Musique live

Good teeth team

d'Lëtzebuerger Land vom 19.02.2021

Depuis le début du « monde d’après », les institutions culturelles, luxembourgeoises y compris, ont débordé d’ingéniosité pour permettre à nouveau l’accès aux événements live. Bien que la Rockhal ait mis sur pied plusieurs initiatives digitales ou bien une série de concerts en plein air cet été, avec le festival Rockhal Garden, aucun spectateur n’avait plus foulé l’intérieur de la salle eschoise depuis mars 2020. Pour rectifier le tir, a été organisée une série de cinq concerts-tests intitulée Because Music Matters, avec à l’affiche des jeunes formations autochtones. Une semaine avant le lancement du marathon musical, il ne restait plus que quelques places disponibles pour le dernier concert. Celui du dimanche 14 février avec au programme C’est Karma et Francis of Delirium. Retour sur l’expérience.

L’accès au concert est conditionné par deux contreparties. Le prix du billet d’abord, douze euros, dans les standards donc. Puis, surtout, la présentation d’un test PCR négatif effectué sur place ou presque. Le stand de dépistage a été installé dans un local de la gare Belval-Université. On y entre avec un masque fraîchement déballé et offert par le personnel. On en ressort le masque trempé de morve et de larmes et épiés par les caméras qui immortalisent l’événement. S’ensuivent trois autres points de contrôle dont un portique de détection détonant dans le paysage. Une sensation d’entrer dans le terminal d’un aéroport se fait ressentir. Les membres du staff accompagnent les passagers jusqu’à leurs sièges pré-attribués. Une annonce vocale monotone accentue encore cette sensation. Le public, majoritairement familial, est placé en arc de cercle autour de la scène pensée comme un ring.

Vers seize heures trente, la ministre de la Culture Sam Tanson (Déi Gréng) monte sur la scène du Club. Dans un petit discours, prévisible au mot près mais très à propos, elle remercie le public qui a attendu dans le froid et se dit ravie de la réouverture au public d’une institution si importante. C’est ensuite au tour de Jana Bahrich de faire face au public. La co-fondatrice de Francis of Delirium entre, concentrée, le dos quasi voûté sous quelques applaudissements.
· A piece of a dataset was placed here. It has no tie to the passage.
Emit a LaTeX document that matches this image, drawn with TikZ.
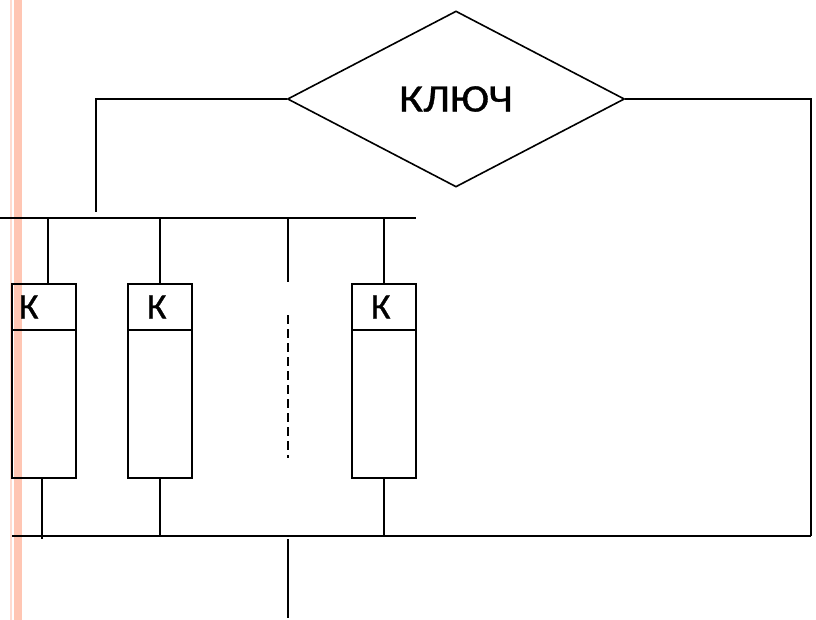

Elle arbore sa déjà emblématique veste rouge, en adéquation avec sa musique sanguine. Francis of Delirium, c’est du rock home-made aux mélodies, il faut le dire, simplissimes mais diablement entêtantes. Elle est rapidement rejointe par Karma Catena alias C’est Karma, tête d’affiche du jour. Cette dernière, à la voix faussement candide et enrouée, et à l’état d’esprit gentiment punk, reste d’abord en retrait.

Les deux musiciennes enchaînent tour à tour des morceaux issus de leurs jeunes répertoires, aux quelques pépites toujours plaisantes à vivre en live. C’est notamment le cas lorsque Jana Bahrich entonne Quit Fucking Around. La chanteuse use des effets de réverbération et se permet des montées de voix assez ambitieuses. Elle ironise ensuite sur le fait que ses lamentations à bouche grande ouverte permettent aux spectateurs d’admirer sa dentition. Seule petite sortie qui fera réagir un tant soit peu le public. C’est Karma prolonge le bon mot et complimente sa collègue tout sourire, formant maintenant toutes deux la « good teeth team ». Elles unissent enfin leurs guitares et leurs voix pour un ultime morceau, une reprise de Gone signé Charli XCX et Christine and the Queens. La tentative est chancelante mais l’intention, honorable.

Quel constant peut-on donc tirer de ce retour aux affaires de la Rockhal ? D’aucuns plaideront le « tout ça pour ça ». Et pour cause, nos mâchoires en tombent lorsqu’on comptabilise les nombreuses ressources humaines et matérielles mises en place pour de si petites pastilles musicales, sympathiques mais sans surprise, aucune. On tranchera plutôt pour le « c’est toujours ça de pris ». La musique et la bonne humeur étaient au rendez-vous. Il manquait encore forcément une buvette, car traditionnellement, une bonne partie du public ne se déplace pas uniquement pour rassasier sa seule soif de musique. Mais ça, c’est une autre affaire.